Last Year, ERTC Scams Rose To The Top Of The IRS’s “Dirty Dozen” Tax Scams List
Washington, D.C. – U.S. Senator Catherine Cortez Masto (D-Nev.), Senate Finance Committee Chair Ron Wyden (D-Ore.), and Senate Small Business and Entrepreneurship Committee Chair Jeanne Shaheen (D-N.H.) led a letter urging the Federal Trade Commission (FTC) to investigate deceptive marketing and advertising practices by predatory tax promoters who preyed on small businesses with false claims about the Employee Retention Tax Credit (ERTC).While the program was critical during the pandemic, a fraudulent advertising campaign designed to mislead and steal from small businesses resulted in millions of ineligible claims being submitted to the IRS, causing the agency to halt ERTC processing.
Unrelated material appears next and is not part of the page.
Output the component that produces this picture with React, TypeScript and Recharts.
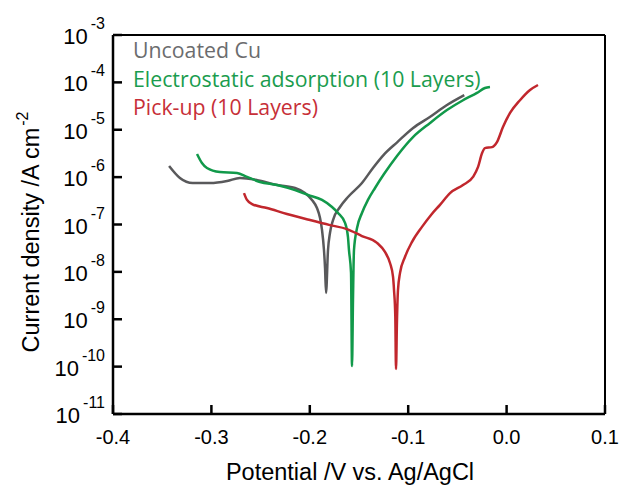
import { LineChart, Line, XAxis, YAxis, ReferenceLine, Customized } from 'recharts'

// potential (V vs Ag/AgCl) and current density (A cm^-2)
const uncoatedCu = [
  { v: -0.343, j: 1.72e-6 }, { v: -0.332, j: 9.6e-7 }, { v: -0.319, j: 7.5e-7 },
  { v: -0.301, j: 7.5e-7 }, { v: -0.284, j: 8.3e-7 }, { v: -0.271, j: 9.6e-7 },
  { v: -0.254, j: 8.7e-7 }, { v: -0.233, j: 6.8e-7 }, { v: -0.215, j: 5.9e-7 },
  { v: -0.2049, j: 4.6e-7 }, { v: -0.1978, j: 3.3e-7 }, { v: -0.1927, j: 2.23e-7 },
  { v: -0.1896, j: 1.37e-7 }, { v: -0.1876, j: 7.7e-8 }, { v: -0.1856, j: 2.9e-8 },
  { v: -0.1845, j: 1.2e-8 }, { v: -0.1835, j: 3.6e-9 }, { v: -0.1815, j: 2.9e-8 },
  { v: -0.1795, j: 6.6e-8 }, { v: -0.1764, j: 1.24e-7 }, { v: -0.1693, j: 2.34e-7 },
  { v: -0.1612, j: 3.8e-7 }, { v: -0.147, j: 7.5e-7 }, { v: -0.1358, j: 1.56e-6 },
  { v: -0.124, j: 3.1e-6 }, { v: -0.111, j: 5.5e-6 }, { v: -0.095, j: 1.09e-5 },
  { v: -0.078, j: 1.86e-5 }, { v: -0.061, j: 3.3e-5 }, { v: -0.043, j: 5.4e-5 },
]

const electrostatic = [
  { v: -0.3146, j: 3.08e-6 }, { v: -0.3096, j: 1.99e-6 }, { v: -0.3045, j: 1.56e-6 },
  { v: -0.2913, j: 1.28e-6 }, { v: -0.274, j: 1.22e-6 }, { v: -0.2638, j: 1.01e-6 },
  { v: -0.2506, j: 7.9e-7 }, { v: -0.2333, j: 6.8e-7 }, { v: -0.215, j: 5.3e-7 },
  { v: -0.2018, j: 4.2e-7 }, { v: -0.1876, j: 3.3e-7 }, { v: -0.1774, j: 2.34e-7 },
  { v: -0.1713, j: 1.75e-7 }, { v: -0.1642, j: 1.08e-7 }, { v: -0.1612, j: 5.4e-8 },
  { v: -0.1602, j: 2.9e-8 }, { v: -0.1581, j: 9.5e-9 }, { v: -0.1571, j: 1.03e-10 },
  { v: -0.1561, j: 2.6e-9 }, { v: -0.1551, j: 2.9e-8 }, { v: -0.152, j: 8.4e-8 },
  { v: -0.147, j: 1.75e-7 }, { v: -0.1409, j: 3.3e-7 }, { v: -0.1337, j: 5.9e-7 },
  { v: -0.1246, j: 1.16e-6 }, { v: -0.1114, j: 2.8e-6 }, { v: -0.0951, j: 7.0e-6 },
  { v: -0.0778, j: 1.39e-5 }, { v: -0.0606, j: 2.6e-5 }, { v: -0.0443, j: 4.2e-5 },
  { v: -0.0301, j: 6.0e-5 }, { v: -0.022, j: 7.6e-5 }, { v: -0.0169, j: 8.0e-5 },
]

const pickUp = [
  { v: -0.2669, j: 4.6e-7 }, { v: -0.2638, j: 3.3e-7 }, { v: -0.2587, j: 2.7e-7 },
  { v: -0.2435, j: 2.23e-7 }, { v: -0.2232, j: 1.67e-7 }, { v: -0.1998, j: 1.24e-7 },
  { v: -0.1795, j: 9.7e-8 }, { v: -0.1622, j: 8.0e-8 }, { v: -0.147, j: 5.7e-8 },
  { v: -0.1317, j: 4.1e-8 }, { v: -0.1236, j: 2.63e-8 }, { v: -0.1185, j: 1.54e-8 },
  { v: -0.1154, j: 7.8e-9 }, { v: -0.1144, j: 4.1e-9 }, { v: -0.1131, j: 1.12e-9 },
  { v: -0.1124, j: 8.9e-11 }, { v: -0.1114, j: 9.6e-10 }, { v: -0.1104, j: 4.1e-9 },
  { v: -0.1083, j: 9.5e-9 }, { v: -0.1033, j: 2.06e-8 }, { v: -0.0961, j: 4.3e-8 },
  { v: -0.086, j: 8.9e-8 }, { v: -0.0768, j: 1.59e-7 }, { v: -0.0677, j: 2.6e-7 },
  { v: -0.0575, j: 4.6e-7 }, { v: -0.0443, j: 6.8e-7 }, { v: -0.0341, j: 1.01e-6 },
  { v: -0.029, j: 1.64e-6 }, { v: -0.025, j: 3.2e-6 }, { v: -0.022, j: 4.1e-6 },
  { v: -0.0148, j: 4.3e-6 }, { v: -0.0098, j: 5.5e-6 }, { v: -0.0037, j: 1.14e-5 },
  { v: 0.0035, j: 2.26e-5 }, { v: 0.0136, j: 4.2e-5 }, { v: 0.0238, j: 6.9e-5 },
  { v: 0.0319, j: 8.8e-5 },
]

const seriesNames = ['Uncoated Cu', 'Electrostatic adsorption (10 Layers)', 'Pick-up (10 Layers)']
const lineColors = ['#59595b', '#11994a', '#c1272d']
const labelColors = ['#6b6c6e', '#1a9c4e', '#c72f38']
const potentialTicks = [-0.4, -0.3, -0.2, -0.1, 0, 0.1]
const densityTicks = [1e-11, 1e-10, 1e-9, 1e-8, 1e-7, 1e-6, 1e-5, 1e-4, 1e-3]

const W = 620
const H = 486
const PL = 113
const PR = 605
const PT = 35
const PB = 414
const Y_W = 100
const X_H = 60
const AXIS_FONT = '"Liberation Sans", Arial, sans-serif'
const LEGEND_FONT = '"Open Sans", sans-serif'

function DensityTick({ y, payload }: any) {
  const exp = Math.round(Math.log10(payload.value))
  return (
    <g>
      <line x1={PL} x2={PL + 9} y1={y} y2={y} stroke="#000" strokeWidth={2.5} />
      <text x={105} y={y + 9} textAnchor="end" fontFamily={AXIS_FONT} fill="#000">
        <tspan fontSize={22}>10</tspan>
        <tspan fontSize={16} dx={3} dy={-15}>{exp}</tspan>
      </text>
    </g>
  )
}

function PotentialTick({ x, payload }: any) {
  return (
    <g>
      <line x1={x} x2={x} y1={PB} y2={PB - 9} stroke="#000" strokeWidth={2.5} />
      <text x={x} y={444} textAnchor="middle" fontFamily={AXIS_FONT} fontSize={20} fill="#000">
        {payload.value.toFixed(1)}
      </text>
    </g>
  )
}

function Overlay() {
  return (
    <g>
      {seriesNames.map((name, i) => (
        <text key={name} x={133} y={58 + i * 28.6} fontFamily={LEGEND_FONT} fontSize={21.3} fill={labelColors[i]}>
          {name}
        </text>
      ))}
      <text x={350} y={480} textAnchor="middle" fontFamily={AXIS_FONT} fontSize={23.5} fill="#000">
        Potential /V vs. Ag/AgCl
      </text>
      <text x={39} y={232} transform="rotate(-90 39 232)" textAnchor="middle" fontFamily={AXIS_FONT} fontSize={23.5} fill="#000">
        <tspan>Current density /A cm</tspan>
        <tspan fontSize={16} dx={2} dy={-11}>-2</tspan>
      </text>
    </g>
  )
}

export default function App() {
  const series = [uncoatedCu, electrostatic, pickUp]
  return (
    <div style={{ position: 'absolute', left: 0, top: 0, width: W, height: H, background: '#fff' }}>
      <LineChart width={W} height={H}
        margin={{ top: PT, right: W - PR, left: PL - Y_W, bottom: H - PB - X_H }}>
        <XAxis dataKey="v" type="number" domain={[-0.4, 0.1]} ticks={potentialTicks}
          height={X_H} axisLine={{ stroke: '#000', strokeWidth: 2.5 }} tickLine={false}
          tick={<PotentialTick />} interval={0} allowDataOverflow />
        <YAxis type="number" scale="log" domain={[1e-11, 1e-3]} ticks={densityTicks}
          width={Y_W} axisLine={{ stroke: '#000', strokeWidth: 2.5 }} tickLine={false}
          tick={<DensityTick />} interval={0} allowDataOverflow />
        <ReferenceLine y={1e-3} stroke="#000" strokeWidth={2} />
        <ReferenceLine x={0.1} stroke="#000" strokeWidth={2} />
        {series.map((d, i) => (
          <Line key={seriesNames[i]} data={d} dataKey="j" name={seriesNames[i]} type="monotoneX"
            stroke={lineColors[i]} strokeWidth={2.5} dot={false} activeDot={false}
            isAnimationActive={false} />
        ))}
        <Customized component={Overlay} />
      </LineChart>
    </div>
  )
}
In their letter, the senators call on the FTC to work with the IRS to hold these bad actors accountable and protect impacted small businesses from unnecessary penalties.
“We are writing to request that the Federal Trade Commission (FTC) investigates potential abusive and deceptive advertising practices that have led to the Internal Revenue Service’s (IRS) moratorium on processing employee retention tax credits (ERTC),” said the senators. “…While this moratorium is meant to give the IRS time to investigate the scams impacting ERTC claimants, we urge the FTC to review whether ‘unfair or deceptive acts’ or violations of advertising laws have occurred.”
The ERTC was designed to help businesses keep their workers during the pandemic, but high incidences of fraud have caused a backlog of nearly a million unprocessed claims. In 2023, ERTC scams rose to the top of the IRS’s “dirty dozen” tax scams list, a significant shift from their absence on the list the previous year. Between 2022-2023, over 9,000 ERTC ads aired on TV, with approximately three-quarters coming from a single source.
“The FTC can and should work in conjunction with the IRS to combat the biggest offenders…and, when necessary, punish them for providing misleading information to claimants,” continued the senators. “With FTC action, the pervasiveness of predatory advertisements pushing ineligible businesses to file for ERTC can be curbed, reducing the workload of the IRS and protecting these businesses from exposure to penalties.”
In addition to Senators Cortez Masto, Wyden, and Shaheen, the letter was signed by U.S. Senators Ben Cardin (D-Md.), Michael Bennet (D-Colo.), John Fetterman (D-Pa.), Mark Kelly (D-Arizona), Peter Welch (D-Vt.), and Jon Ossoff (D-Ga.).
You can read the letter HERE.
As the former top law enforcement official in Nevada, Senator Cortez Masto has been a leading voice in the fight to protect consumers from fraud throughout her career. She sounded the alarm on increasing check fraud scams, which cost consumers more than $800 million last year. She introduced legislation to protect and support whistleblowers reporting wrongdoing to the Consumer Financial Protection Bureau, and her bipartisan legislation to deter disruptive and potentially harmful phone calls and texts was signed into law in 2020.